Lauren Davies said: ‘What a watch. World away from our lives.’
The British documentary maker stayed in a tiny jungle village called Bonguinda in the Congo while filming The Extreme Tribe: The Last Pygmies for Channel 4, which aired tonight at 9pm.
While the tribes live in a similar area, the Mbenejli live in much smaller houses. And unlike the Mbenejli, the Bantu are not hunter gathers.
Instead, they farm, trade with other villages along the river and have access to modern technology.
Livia was shocked after two months of living in the village when a fight suddenly appeared to break out between two of the men.
The documentary maker watched as one Bantu man, Prince, tried to drag a Mbenejli man, Mondonga, through the village, shouting: ‘I swear he must be killed.’
Other people in the village appeared stunned and tried to hold the men back.
One woman could be heard screaming: ‘I beg you, have mercy.’
Livia revealed: ‘Two people are trying to drag Mondonga into the forest – who apparently “owes the man money”.’
As he tried to drag Mondonga down the jungle path, Prince could be heard saying: ‘I will catch him and taking him somewhere. He should know I’m the bad man.’
Unable to stop Prince, the villagers watch as the Bantu man dragged Mondonga down the jungle path, before punching him in the face.
Mondonga’s wife could be heard screaming: ‘I beg you, don’t beat him. Don’t beat him I beg you. Do you want to kill Mondonga?’
Meanwhile further down the path, Mondonga had managed to escape Prince’s grasp.
Mondonga admitted he had been hurt by Prince’s attack, but said: ‘I have to go the village, but they’ll kill me.’
The group quickly tried to walk back to the village but Livia was stunned to see Prince was also walking back to Bondega, saying: ‘That’s a recipe for disaster.’
Admitting she had no idea what the argument was about, she stood in front of Prince, demanding that he doesn’t escalate the situation further.
She said: ‘Just f****** chill out for a little bit.’
Prince revealed that the issue was about a debt that Mondonga ‘owed’ his brother-in-law Loris, and that he had taken the man’s head torch as repayment.
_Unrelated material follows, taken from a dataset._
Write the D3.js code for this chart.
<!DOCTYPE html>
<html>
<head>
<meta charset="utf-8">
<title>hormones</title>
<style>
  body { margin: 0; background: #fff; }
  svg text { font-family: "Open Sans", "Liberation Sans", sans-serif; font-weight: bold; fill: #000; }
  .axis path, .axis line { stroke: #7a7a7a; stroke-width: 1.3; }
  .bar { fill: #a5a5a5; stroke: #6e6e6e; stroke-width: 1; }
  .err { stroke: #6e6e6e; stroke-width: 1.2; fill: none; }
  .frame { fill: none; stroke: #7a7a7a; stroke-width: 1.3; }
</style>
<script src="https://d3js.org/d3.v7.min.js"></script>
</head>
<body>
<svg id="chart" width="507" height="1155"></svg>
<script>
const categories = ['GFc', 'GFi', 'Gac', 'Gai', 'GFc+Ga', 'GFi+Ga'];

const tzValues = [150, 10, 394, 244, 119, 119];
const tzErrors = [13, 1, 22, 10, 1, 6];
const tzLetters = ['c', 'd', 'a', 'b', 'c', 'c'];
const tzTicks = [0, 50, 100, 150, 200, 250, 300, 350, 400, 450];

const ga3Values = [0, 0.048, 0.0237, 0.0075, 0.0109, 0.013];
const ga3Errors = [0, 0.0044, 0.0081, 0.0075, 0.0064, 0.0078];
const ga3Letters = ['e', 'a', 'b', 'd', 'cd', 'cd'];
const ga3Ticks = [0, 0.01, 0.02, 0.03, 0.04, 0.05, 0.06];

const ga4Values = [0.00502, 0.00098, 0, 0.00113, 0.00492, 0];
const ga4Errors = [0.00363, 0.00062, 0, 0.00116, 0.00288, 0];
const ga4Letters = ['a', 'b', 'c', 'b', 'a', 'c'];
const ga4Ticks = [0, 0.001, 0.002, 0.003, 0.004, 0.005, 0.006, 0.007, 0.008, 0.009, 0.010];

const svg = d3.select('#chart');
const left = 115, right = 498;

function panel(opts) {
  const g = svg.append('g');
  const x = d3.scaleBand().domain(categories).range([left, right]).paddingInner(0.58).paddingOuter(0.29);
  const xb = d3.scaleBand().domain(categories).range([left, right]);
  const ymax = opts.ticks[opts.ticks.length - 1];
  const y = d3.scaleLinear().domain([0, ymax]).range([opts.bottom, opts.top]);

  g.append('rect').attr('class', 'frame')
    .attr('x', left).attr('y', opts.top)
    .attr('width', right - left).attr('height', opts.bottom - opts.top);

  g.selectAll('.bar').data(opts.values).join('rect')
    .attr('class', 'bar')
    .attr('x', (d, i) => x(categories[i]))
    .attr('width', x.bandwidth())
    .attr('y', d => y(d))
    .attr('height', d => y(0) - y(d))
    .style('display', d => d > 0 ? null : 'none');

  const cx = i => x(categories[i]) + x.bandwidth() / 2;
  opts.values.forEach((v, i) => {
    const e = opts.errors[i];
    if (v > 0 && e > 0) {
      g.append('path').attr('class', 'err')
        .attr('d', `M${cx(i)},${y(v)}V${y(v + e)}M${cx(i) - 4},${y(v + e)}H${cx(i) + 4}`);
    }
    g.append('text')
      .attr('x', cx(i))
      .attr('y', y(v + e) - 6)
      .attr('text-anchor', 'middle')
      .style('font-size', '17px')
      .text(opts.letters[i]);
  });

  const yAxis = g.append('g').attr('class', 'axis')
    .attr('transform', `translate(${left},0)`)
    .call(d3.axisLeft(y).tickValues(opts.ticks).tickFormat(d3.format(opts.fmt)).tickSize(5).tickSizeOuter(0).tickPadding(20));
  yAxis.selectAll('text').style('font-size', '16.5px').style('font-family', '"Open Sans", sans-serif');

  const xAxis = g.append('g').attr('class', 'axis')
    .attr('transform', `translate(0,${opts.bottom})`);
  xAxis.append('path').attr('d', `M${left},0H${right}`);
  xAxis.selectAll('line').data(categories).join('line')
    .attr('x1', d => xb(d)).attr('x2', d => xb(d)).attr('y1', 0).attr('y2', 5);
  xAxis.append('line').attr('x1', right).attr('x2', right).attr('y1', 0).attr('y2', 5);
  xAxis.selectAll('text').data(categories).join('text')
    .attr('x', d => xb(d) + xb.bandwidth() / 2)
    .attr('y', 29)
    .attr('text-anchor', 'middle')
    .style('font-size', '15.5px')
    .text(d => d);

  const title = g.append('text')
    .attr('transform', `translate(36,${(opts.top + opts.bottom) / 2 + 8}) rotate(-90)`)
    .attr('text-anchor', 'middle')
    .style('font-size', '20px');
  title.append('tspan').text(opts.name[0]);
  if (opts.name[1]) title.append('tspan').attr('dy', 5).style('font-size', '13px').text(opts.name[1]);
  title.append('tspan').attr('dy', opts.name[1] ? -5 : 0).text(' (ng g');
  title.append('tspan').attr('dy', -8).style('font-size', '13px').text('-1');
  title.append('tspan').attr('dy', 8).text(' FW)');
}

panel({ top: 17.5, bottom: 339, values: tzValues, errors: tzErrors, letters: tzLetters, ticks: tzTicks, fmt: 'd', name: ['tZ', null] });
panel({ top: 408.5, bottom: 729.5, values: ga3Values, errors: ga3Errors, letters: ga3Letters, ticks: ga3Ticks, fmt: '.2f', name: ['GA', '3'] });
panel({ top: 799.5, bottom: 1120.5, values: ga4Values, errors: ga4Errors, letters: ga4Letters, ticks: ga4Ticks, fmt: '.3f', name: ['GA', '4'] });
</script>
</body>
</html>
He said: ‘Mondonga is to blame for many of the problems I have. He has to explain the problems to Loris. Loris lent Mondonga’s son three packs of marijuana and five cigarettes. Mbeneji people don’t pay back very easily.’
And when Livia tried to push Prince on what his plans were with the man, he shrugged, saying he was ‘just going to talk to him’.
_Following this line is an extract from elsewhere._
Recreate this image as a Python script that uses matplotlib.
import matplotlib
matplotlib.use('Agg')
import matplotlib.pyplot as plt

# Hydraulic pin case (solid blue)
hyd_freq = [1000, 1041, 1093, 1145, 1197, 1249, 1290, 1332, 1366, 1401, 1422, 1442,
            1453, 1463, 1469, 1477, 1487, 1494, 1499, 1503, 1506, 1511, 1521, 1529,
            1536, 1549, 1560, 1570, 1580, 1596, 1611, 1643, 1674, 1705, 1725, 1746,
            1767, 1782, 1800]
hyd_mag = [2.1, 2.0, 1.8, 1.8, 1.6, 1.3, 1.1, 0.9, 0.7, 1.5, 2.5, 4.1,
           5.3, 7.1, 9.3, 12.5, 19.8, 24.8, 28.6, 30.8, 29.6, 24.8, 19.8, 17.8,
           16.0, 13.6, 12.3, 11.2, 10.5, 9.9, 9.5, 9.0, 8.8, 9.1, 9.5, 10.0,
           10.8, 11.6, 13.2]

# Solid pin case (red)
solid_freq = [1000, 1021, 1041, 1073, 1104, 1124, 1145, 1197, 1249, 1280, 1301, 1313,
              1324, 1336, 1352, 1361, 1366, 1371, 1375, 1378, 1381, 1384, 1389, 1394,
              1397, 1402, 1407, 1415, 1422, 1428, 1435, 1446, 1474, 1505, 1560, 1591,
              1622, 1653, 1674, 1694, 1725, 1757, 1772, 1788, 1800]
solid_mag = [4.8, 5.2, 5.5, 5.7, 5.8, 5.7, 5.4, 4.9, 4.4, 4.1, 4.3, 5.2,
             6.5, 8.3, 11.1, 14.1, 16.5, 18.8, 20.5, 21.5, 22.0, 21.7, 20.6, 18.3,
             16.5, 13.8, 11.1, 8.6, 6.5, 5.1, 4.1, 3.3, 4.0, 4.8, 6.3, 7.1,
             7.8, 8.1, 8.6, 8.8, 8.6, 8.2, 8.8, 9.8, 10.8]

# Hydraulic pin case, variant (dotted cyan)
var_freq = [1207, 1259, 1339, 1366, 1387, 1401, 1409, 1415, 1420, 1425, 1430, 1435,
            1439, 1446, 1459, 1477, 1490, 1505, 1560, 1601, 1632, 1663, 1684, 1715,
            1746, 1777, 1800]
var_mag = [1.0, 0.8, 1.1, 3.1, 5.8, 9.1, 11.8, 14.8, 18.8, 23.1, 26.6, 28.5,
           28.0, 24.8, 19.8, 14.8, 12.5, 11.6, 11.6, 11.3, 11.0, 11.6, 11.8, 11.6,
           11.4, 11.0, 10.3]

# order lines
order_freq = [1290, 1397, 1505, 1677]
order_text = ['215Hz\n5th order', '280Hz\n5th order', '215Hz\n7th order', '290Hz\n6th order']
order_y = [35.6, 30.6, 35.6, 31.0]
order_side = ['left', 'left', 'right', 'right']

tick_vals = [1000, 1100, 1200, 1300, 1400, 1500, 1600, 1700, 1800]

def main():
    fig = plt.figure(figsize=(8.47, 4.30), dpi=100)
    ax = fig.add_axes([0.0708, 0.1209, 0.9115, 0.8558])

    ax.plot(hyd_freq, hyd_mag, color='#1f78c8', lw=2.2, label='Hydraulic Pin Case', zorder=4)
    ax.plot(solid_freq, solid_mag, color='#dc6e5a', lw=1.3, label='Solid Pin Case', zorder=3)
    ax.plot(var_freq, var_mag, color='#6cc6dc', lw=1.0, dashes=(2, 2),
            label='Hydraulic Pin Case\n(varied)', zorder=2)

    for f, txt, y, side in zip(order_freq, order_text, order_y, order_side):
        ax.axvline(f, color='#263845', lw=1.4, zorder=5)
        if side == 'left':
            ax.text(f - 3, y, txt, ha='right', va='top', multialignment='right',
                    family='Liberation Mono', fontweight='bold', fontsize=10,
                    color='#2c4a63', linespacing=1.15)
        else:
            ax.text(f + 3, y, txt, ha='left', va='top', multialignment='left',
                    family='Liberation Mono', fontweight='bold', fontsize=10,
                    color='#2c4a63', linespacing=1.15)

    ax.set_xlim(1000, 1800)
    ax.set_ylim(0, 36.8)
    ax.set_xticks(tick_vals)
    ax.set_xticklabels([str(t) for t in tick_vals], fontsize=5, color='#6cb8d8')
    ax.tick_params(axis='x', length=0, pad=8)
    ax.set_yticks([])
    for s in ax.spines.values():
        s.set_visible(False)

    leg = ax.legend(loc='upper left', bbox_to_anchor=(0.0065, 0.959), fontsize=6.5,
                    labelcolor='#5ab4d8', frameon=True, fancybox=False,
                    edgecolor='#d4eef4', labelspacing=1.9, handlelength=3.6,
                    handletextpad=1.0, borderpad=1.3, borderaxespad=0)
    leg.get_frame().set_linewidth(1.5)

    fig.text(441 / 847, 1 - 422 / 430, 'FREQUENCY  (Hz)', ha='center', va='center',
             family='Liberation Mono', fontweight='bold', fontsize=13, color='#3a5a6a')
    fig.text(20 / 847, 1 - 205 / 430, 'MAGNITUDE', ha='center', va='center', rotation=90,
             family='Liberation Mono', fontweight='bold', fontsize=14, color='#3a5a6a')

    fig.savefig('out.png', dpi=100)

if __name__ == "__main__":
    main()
He added: ‘I don’t own Mondonga, but he is married to Mosengi and she is mine. I own all of that family.’
Prince revealed: ‘Akaya’s family is directly mine. They are like animals. Look at their houses. Our clothes are clean and theirs are dirty, they can wear their clothes for many days.’
Livia revealed she was ‘so shocked’ by the behaviour of the tribes, and said she has been stunned by the behaviour of the Bantu.
She said: ‘I’m honestly so shocked that someone like Prince can get away with beating people and that it’s a completely acceptable way of life.’
Later, a concerned Mondonga revealed: ‘They want to kill me. They have tried to shoot me with a gun. When I went to collect my head torch he said he wasn’t going to give it to me.
‘He said be careful or I will kill you. He shot at me. I’m going to report it. The problem should be known. I got hurt, my blood has been shed.’
Livia went on to admit she felt ‘quite naive’ about her assumptions that the two villages would be harmonious.